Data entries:
----------------

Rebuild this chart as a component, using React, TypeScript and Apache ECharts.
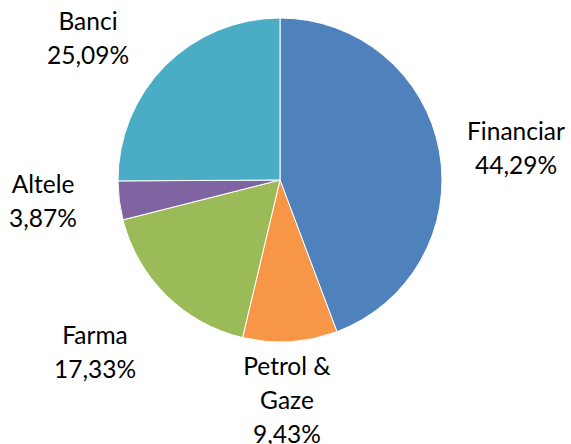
import React, { useEffect, useRef } from "react";
import * as echarts from "echarts";

const categories = ["Financiar", "Petrol &\nGaze", "Farma", "Altele", "Banci"];
const values = [44.29, 9.43, 17.33, 3.87, 25.09];
const colors = ["#4F81BD", "#F79646", "#9BBB59", "#8064A2", "#4BACC6"];
const labelCenters = [
  [516, 147],
  [287, 399],
  [95, 351],
  [43, 200],
  [88, 37],
];

export default function App() {
  const ref = useRef<HTMLDivElement>(null);
  useEffect(() => {
    document.body.style.margin = "0";
    document.body.style.overflow = "hidden";
    const chart = echarts.init(ref.current!, null, { renderer: "svg" });
    chart.setOption({
      animation: false,
      backgroundColor: "#ffffff",
      series: [
        {
          type: "pie",
          center: [280, 180],
          radius: 162,
          startAngle: 90,
          clockwise: true,
          data: categories.map((name, i) => ({
            name,
            value: values[i],
            itemStyle: { color: colors[i] },
          })),
          itemStyle: { borderColor: "#ffffff", borderWidth: 1 },
          label: {
            show: true,
            position: "outside",
            formatter: (p: any) => p.name + "\n" + p.value.toFixed(2).replace(".", ",") + "%",
            fontFamily: "Lato",
            fontSize: 24.5,
            color: "#000000",
            lineHeight: 34,
            align: "center",
            overflow: "none",
          },
          labelLine: { show: false },
          labelLayout: (p: any) => ({
            x: labelCenters[p.dataIndex][0],
            y: labelCenters[p.dataIndex][1],
            align: "center",
            verticalAlign: "middle",
          }),
        },
      ],
    });
    return () => chart.dispose();
  }, []);
  return <div ref={ref} style={{ width: 571, height: 444 }} />;
}
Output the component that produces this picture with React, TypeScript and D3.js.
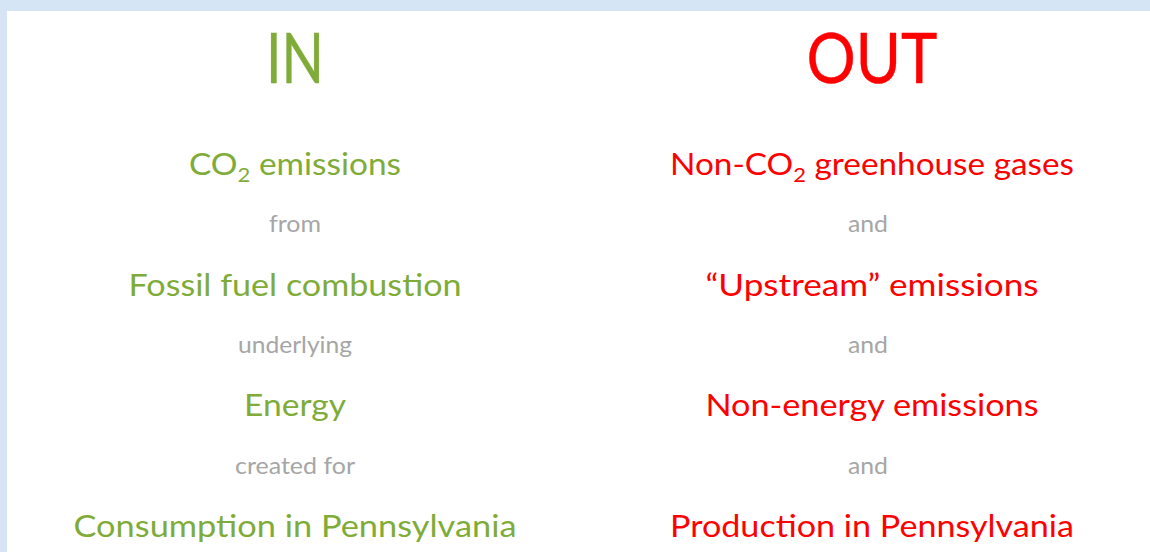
import React from "react";
import * as d3 from "d3";

// Column headings
const headings = ["IN", "OUT"];

// Column lines; "|2|" marks a subscript
const leftLines = [
  "CO|2| emissions",
  "from",
  "Fossil fuel combustion",
  "underlying",
  "Energy",
  "created for",
  "Consumption in Pennsylvania",
];

const rightLines = [
  "Non-CO|2| greenhouse gases",
  "and",
  "“Upstream” emissions",
  "and",
  "Non-energy emissions",
  "and",
  "Production in Pennsylvania",
];

// measured widths of each line in the reference (px)
const leftWidths = [212, 52, 333, 114, 102, 120, 443];
const rightWidths = [404, 40, 333, 40, 333, 40, 404];
const headingWidths = [58, 131];

const W = 1150;
const H = 552;
const FONT = "Lato, 'Open Sans', sans-serif";
const GREEN = "#7fac38";
const RED = "#ff0000";
const GREY = "#a6a6a6";

function Line({ text, x, y, size, color, width }: any) {
  const parts = text.split("|");
  return (
    <text
      x={x}
      y={y}
      textAnchor="middle"
      fontFamily={FONT}
      fontSize={size}
      fill={color}
      textLength={width}
      lengthAdjust="spacingAndGlyphs"
    >
      {parts.map((p: string, i: number) =>
        i % 2 === 1 ? (
          <tspan key={i} fontSize={size * 0.66} dy={size * 0.22}>
            {p}
          </tspan>
        ) : i > 0 ? (
          <tspan key={i} dy={-size * 0.22}>
            {p}
          </tspan>
        ) : (
          <tspan key={i}>{p}</tspan>
        )
      )}
    </text>
  );
}

export default function App() {
  const colX = d3.scalePoint<string>().domain(headings).range([295, 872]);
  const rowY = d3
    .scaleLinear()
    .domain([0, leftLines.length - 1])
    .range([175, 537]);
  const yFor = (i: number) => rowY(i) + (i % 2 === 1 ? -3 : 0);
  const sizeFor = (i: number) => (i % 2 === 1 ? 23 : 30);
  const colorFor = (i: number, col: number) =>
    i % 2 === 1 ? GREY : col === 0 ? GREEN : RED;
  const xShift = (i: number, col: number) => (col === 1 && i % 2 === 1 ? -4 : 0);

  const columns = [leftLines, rightLines];
  const widths = [leftWidths, rightWidths];

  return (
    <svg
      width={W}
      height={H}
      style={{ position: "absolute", left: 0, top: 0, display: "block" }}
    >
      <rect x={0} y={0} width={W} height={H} fill="#d6e5f5" />
      <rect x={7} y={11} width={W - 7} height={H - 11} fill="#ffffff" />
      {headings.map((h, c) => (
        <text
          key={h}
          x={colX(h)}
          y={83}
          textAnchor="middle"
          fontFamily={FONT}
          fontSize={70}
          fill={c === 0 ? GREEN : RED}
          stroke={c === 0 ? GREEN : RED}
          strokeWidth={0.4}
          textLength={headingWidths[c]}
          lengthAdjust="spacingAndGlyphs"
        >
          {h}
        </text>
      ))}
      {columns.map((lines, c) =>
        lines.map((t, i) => (
          <Line
            key={c + "-" + i}
            text={t}
            x={(colX(headings[c]) as number) + xShift(i, c)}
            y={yFor(i)}
            size={sizeFor(i)}
            color={colorFor(i, c)}
            width={widths[c][i]}
          />
        ))
      )}
    </svg>
  );
}
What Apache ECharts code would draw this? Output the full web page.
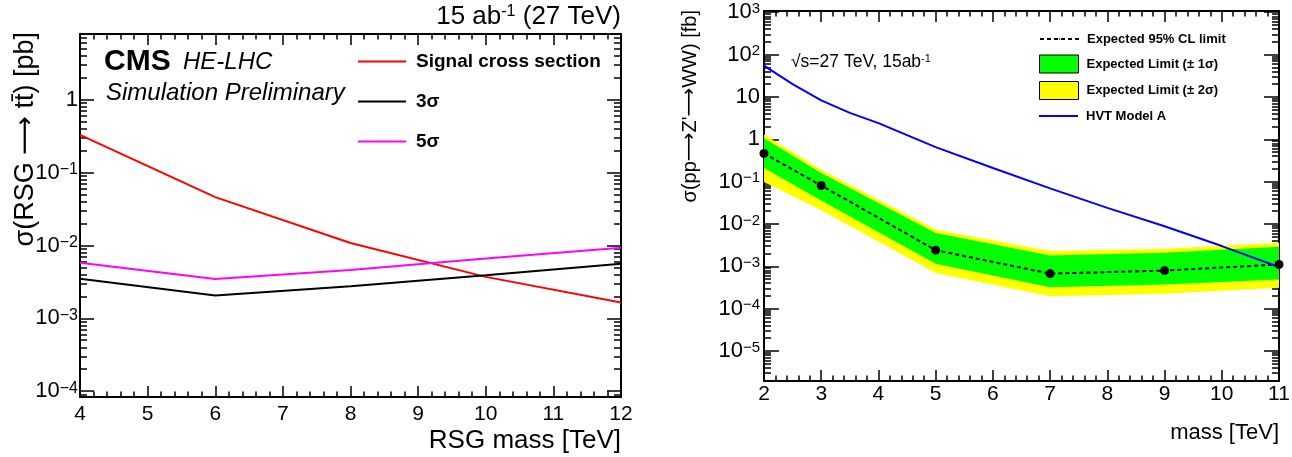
<!DOCTYPE html>
<html>
<head>
<meta charset="utf-8">
<script src="https://cdn.jsdelivr.net/npm/echarts@6/dist/echarts.min.js"></script>
<style>
  html, body { margin: 0; background: #fff; }
  #chart { width: 1292px; height: 457px; }
</style>
</head>
<body>
<div id="chart"></div>
<script>
// left panel: RSG -> ttbar
const rsgMass = [4, 6, 8, 10, 12];
const signalXsec = [0.33, 0.046, 0.0108, 0.0037, 0.00165];
const sigma3 = [0.0035, 0.00205, 0.00275, 0.0039, 0.0056];
const sigma5 = [0.0058, 0.00345, 0.0046, 0.0066, 0.0093];
const leftYMajor = [1e-4, 1e-3, 1e-2, 1e-1, 1];

// right panel: Z' -> WW
const zMass = [2, 3, 5, 7, 9, 11];
const expLimit = [0.46, 0.081, 0.0024, 0.00067, 0.00079, 0.0011];
const band1Lo = [0.21, 0.036, 0.00115, 0.00032, 0.00037, 0.00049];
const band1Hi = [1.05, 0.16, 0.0061, 0.0018, 0.0021, 0.0029];
const band2Lo = [0.098, 0.021, 0.00069, 0.000195, 0.000225, 0.00031];
const band2Hi = [1.3, 0.19, 0.0074, 0.0023, 0.0026, 0.0036];
const hvtMass = [2, 2.5, 3, 3.5, 4, 5, 6, 7, 8, 9, 10, 11];
const hvtXsec = [55, 20, 8.3, 4.2, 2.4, 0.65, 0.21, 0.069, 0.024, 0.0088, 0.003, 0.00096];
const rightYMajor = [1e-5, 1e-4, 1e-3, 1e-2, 1e-1, 1, 10, 100, 1000];

const FONT = '"Liberation Sans", Arial, sans-serif';
const ARROW_FONT = '"DejaVu Sans", sans-serif';
const zip = (xs, ys) => xs.map((x, i) => [x, ys[i]]);

const chart = echarts.init(document.getElementById('chart'));

function logLabel(v) {
  const e = Math.round(Math.log10(v));
  if (e === 0) return '{b|1}';
  if (e === 1) return '{b|10}';
  return '{b|10}{sup|' + (e < 0 ? '\u2212' + (-e) : e) + '}';
}

function logAxes(gridIndex, min, max, majors, fs, supFs, margin, majLen, minLen) {
  const minors = [];
  for (let e = Math.floor(Math.log10(min)); e <= Math.ceil(Math.log10(max)); e++) {
    for (let k = 2; k <= 9; k++) {
      const v = k * Math.pow(10, e);
      if (v > min && v < max) minors.push(v);
    }
  }
  const common = {
    type: 'log', gridIndex, min, max,
    splitLine: { show: false },
    minorTick: { show: false },
    axisLine: { show: true, onZero: false, lineStyle: { color: '#000', width: 2 } }
  };
  const rich = {
    b: { fontSize: fs, lineHeight: fs, verticalAlign: 'bottom', fontFamily: FONT, color: '#000' },
    sup: { fontSize: supFs, lineHeight: supFs, verticalAlign: 'top', padding: [0, 0, 25 - supFs, 0], fontFamily: FONT, color: '#000' }
  };
  const tick = (vals, len) => ({ inside: true, length: len, customValues: vals, lineStyle: { color: '#000', width: 1.5 } });
  return [
    Object.assign({}, common, {
      position: 'left', axisTick: tick(majors, majLen),
      axisLabel: { customValues: majors, formatter: logLabel, rich, margin, fontFamily: FONT, fontSize: fs, color: '#000' }
    }),
    Object.assign({}, common, {
      position: 'left', axisLine: { show: false }, axisTick: tick(minors, minLen), axisLabel: { show: false }
    }),
    Object.assign({}, common, {
      position: 'right', axisTick: tick(majors, majLen), axisLabel: { show: false }
    }),
    Object.assign({}, common, {
      position: 'right', axisLine: { show: false }, axisTick: tick(minors, minLen), axisLabel: { show: false }
    })
  ];
}

function massAxes(gridIndex, min, max, fs, margin) {
  const common = {
    type: 'value', gridIndex, min, max, interval: 1,
    splitLine: { show: false },
    axisLine: { show: true, onZero: false, lineStyle: { color: '#000', width: 2 } },
    axisTick: { inside: true, length: 11, lineStyle: { color: '#000', width: 1.5 } },
    minorTick: { show: true, splitNumber: 5, length: 5.5, lineStyle: { color: '#000', width: 1.5 } }
  };
  return [
    Object.assign({}, common, {
      position: 'bottom',
      axisLabel: { fontSize: fs, color: '#000', margin, fontFamily: FONT }
    }),
    Object.assign({}, common, { position: 'top', axisLabel: { show: false } })
  ];
}

function bandItem(params, api) {
  if (params.dataIndexInside !== 0) return null;
  const n = params.dataInsideLength;
  const upper = [], lower = [];
  for (let j = 0; j < n; j++) {
    upper.push(api.coord([api.value(0, j), api.value(2, j)]));
    lower.unshift(api.coord([api.value(0, j), api.value(1, j)]));
  }
  return {
    type: 'polygon',
    shape: { points: upper.concat(lower) },
    style: { fill: api.visual('color') },
    silent: true
  };
}

const supRich = (size) => ({
  b: { fontSize: size, lineHeight: size, verticalAlign: 'bottom', fontFamily: FONT, color: '#000' },
  sup: { fontSize: Math.round(size * 0.62), lineHeight: Math.round(size * 0.62), verticalAlign: 'top', padding: [0, 0, Math.round(size * 0.5), 0], fontFamily: FONT, color: '#000' }
});
const arrowRich = (size) => ({
  b: { fontSize: size, fontFamily: FONT, color: '#000' },
  a: { fontSize: size, fontFamily: ARROW_FONT, color: '#000' }
});

const legendText = { fontFamily: FONT, fontWeight: 'bold', fontSize: 13, lineHeight: 14, color: '#000', padding: [0, 0, 0, 3] };

const option = {
  animation: false,
  backgroundColor: '#fff',
  textStyle: { fontFamily: FONT },
  grid: [
    { left: 80, top: 34, width: 541, height: 363, outerBoundsMode: 'none' },
    { left: 764, top: 11, width: 515, height: 370, outerBoundsMode: 'none' }
  ],
  xAxis: massAxes(0, 4, 12, 21, 7).concat(massAxes(1, 2, 11, 21, 3)),
  yAxis: logAxes(0, 8.3e-5, 8.0, leftYMajor, 22, 16, 2, 14, 7)
    .concat(logAxes(1, 1.95e-6, 1070, rightYMajor, 22, 15, 4, 15, 7)),
  legend: [
    {
      data: ['Signal cross section', '3σ', '5σ'],
      orient: 'vertical', left: 358, top: 52, padding: 0,
      icon: 'rect', itemWidth: 48, itemHeight: 2, itemGap: 21,
      selectedMode: false,
      textStyle: { fontFamily: FONT, fontWeight: 'bold', fontSize: 19, lineHeight: 18, color: '#000', padding: [0, 0, 0, 5] }
    },
    {
      data: ['Expected 95% CL limit'],
      left: 1039, top: 32, padding: 0, itemWidth: 39, itemHeight: 2,
      selectedMode: false, textStyle: legendText
    },
    {
      data: [
        { name: 'Expected Limit (± 1σ)', itemStyle: { borderColor: '#000', borderWidth: 1 } },
        { name: 'Expected Limit (± 2σ)', itemStyle: { borderColor: '#000', borderWidth: 1 } }
      ],
      orient: 'vertical', left: 1039, top: 54.5, padding: 0,
      icon: 'rect', itemWidth: 39, itemHeight: 18, itemGap: 7.5,
      selectedMode: false, textStyle: legendText
    },
    {
      data: ['HVT Model A'],
      left: 1039, top: 109, padding: 0, icon: 'rect', itemWidth: 39, itemHeight: 2,
      selectedMode: false, textStyle: legendText
    }
  ],
  graphic: [
    { type: 'text', x: 26, y: 32, rotation: Math.PI / 2,
      style: { text: '{b|σ(RSG }{a|⟶}{b| tt\u0304) [pb]}', rich: arrowRich(27), align: 'right', verticalAlign: 'middle' } },
    { type: 'text', x: 621, y: 17,
      style: { text: '{b|15 ab}{sup|-1}{b| (27 TeV)}', rich: supRich(26), align: 'right', verticalAlign: 'middle' } },
    { type: 'text', x: 104, y: 62,
      style: { text: 'CMS', font: 'bold 30px ' + FONT, fill: '#000', verticalAlign: 'middle' } },
    { type: 'text', x: 183, y: 62,
      style: { text: 'HE-LHC', font: 'italic 24px ' + FONT, fill: '#000', verticalAlign: 'middle' } },
    { type: 'text', x: 106, y: 93,
      style: { text: 'Simulation Preliminary', font: 'italic 24px ' + FONT, fill: '#000', verticalAlign: 'middle' } },
    { type: 'text', x: 621, y: 441,
      style: { text: 'RSG mass [TeV]', font: '26px ' + FONT, fill: '#000', align: 'right', verticalAlign: 'middle' } },
    { type: 'text', x: 690, y: 10, rotation: Math.PI / 2,
      style: { text: "{b|σ(pp}{a|⟶}{b|Z'}{a|⟶}{b|WW) [fb]}", rich: arrowRich(20), align: 'right', verticalAlign: 'middle' } },
    { type: 'text', x: 791, y: 62,
      style: { text: '{b|√s=27 TeV, 15ab}{sup|-1}', rich: supRich(17.5), verticalAlign: 'middle' } },
    { type: 'text', x: 1279, y: 433,
      style: { text: 'mass [TeV]', font: '22px ' + FONT, fill: '#000', align: 'right', verticalAlign: 'middle' } }
  ],
  series: [
    { name: 'Signal cross section', type: 'line', xAxisIndex: 0, yAxisIndex: 0,
      data: zip(rsgMass, signalXsec), color: '#ff0000', showSymbol: false, lineStyle: { width: 2 } },
    { name: '3σ', type: 'line', xAxisIndex: 0, yAxisIndex: 0,
      data: zip(rsgMass, sigma3), color: '#000000', showSymbol: false, lineStyle: { width: 2 } },
    { name: '5σ', type: 'line', xAxisIndex: 0, yAxisIndex: 0,
      data: zip(rsgMass, sigma5), color: '#ff00ff', showSymbol: false, lineStyle: { width: 2 } },

    { name: 'Expected Limit (± 2σ)', type: 'custom', xAxisIndex: 2, yAxisIndex: 4,
      data: zMass.map((m, i) => [m, band2Lo[i], band2Hi[i]]),
      encode: { x: 0, y: [1, 2] }, itemStyle: { color: '#ffff00' }, renderItem: bandItem },
    { name: 'Expected Limit (± 1σ)', type: 'custom', xAxisIndex: 2, yAxisIndex: 4,
      data: zMass.map((m, i) => [m, band1Lo[i], band1Hi[i]]),
      encode: { x: 0, y: [1, 2] }, itemStyle: { color: '#00ff00' }, renderItem: bandItem },
    { name: 'Expected 95% CL limit', type: 'line', xAxisIndex: 2, yAxisIndex: 4,
      data: zip(zMass, expLimit), color: '#000', symbol: 'circle', symbolSize: 9,
      lineStyle: { width: 2, type: [4, 3], color: '#000' } },
    { name: 'HVT Model A', type: 'line', xAxisIndex: 2, yAxisIndex: 4,
      data: zip(hvtMass, hvtXsec), color: '#0000ff', showSymbol: false, lineStyle: { width: 2 } }
  ]
};

chart.setOption(option);
</script>
</body>
</html>
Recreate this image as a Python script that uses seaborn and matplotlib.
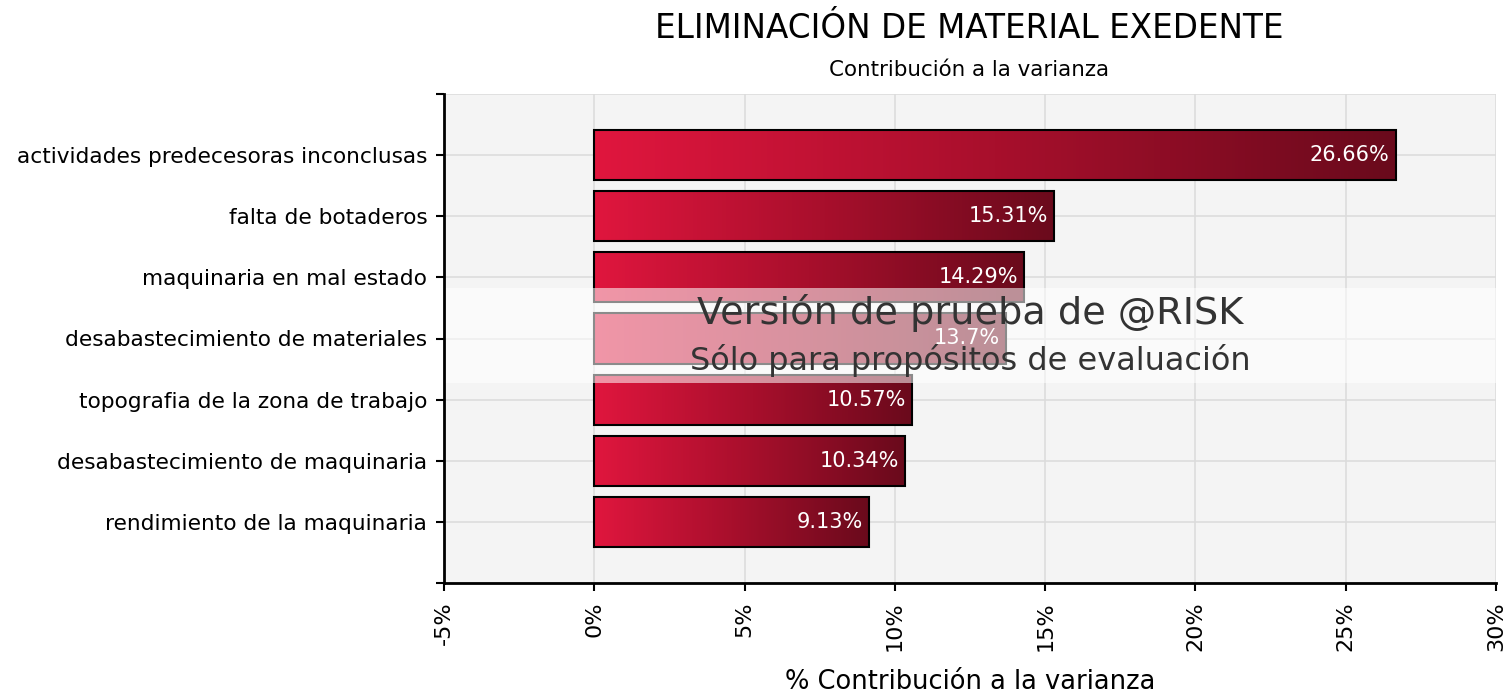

----------------

**What you need to do**
In the listing above, locate each line with "React" and copy it.

**The response**
Rebuild this chart as a component, using React, TypeScript and Apache ECharts.
import React, { useEffect, useRef } from "react";
Output the component that produces this picture with React, TypeScript and D3.js.
import React from "react";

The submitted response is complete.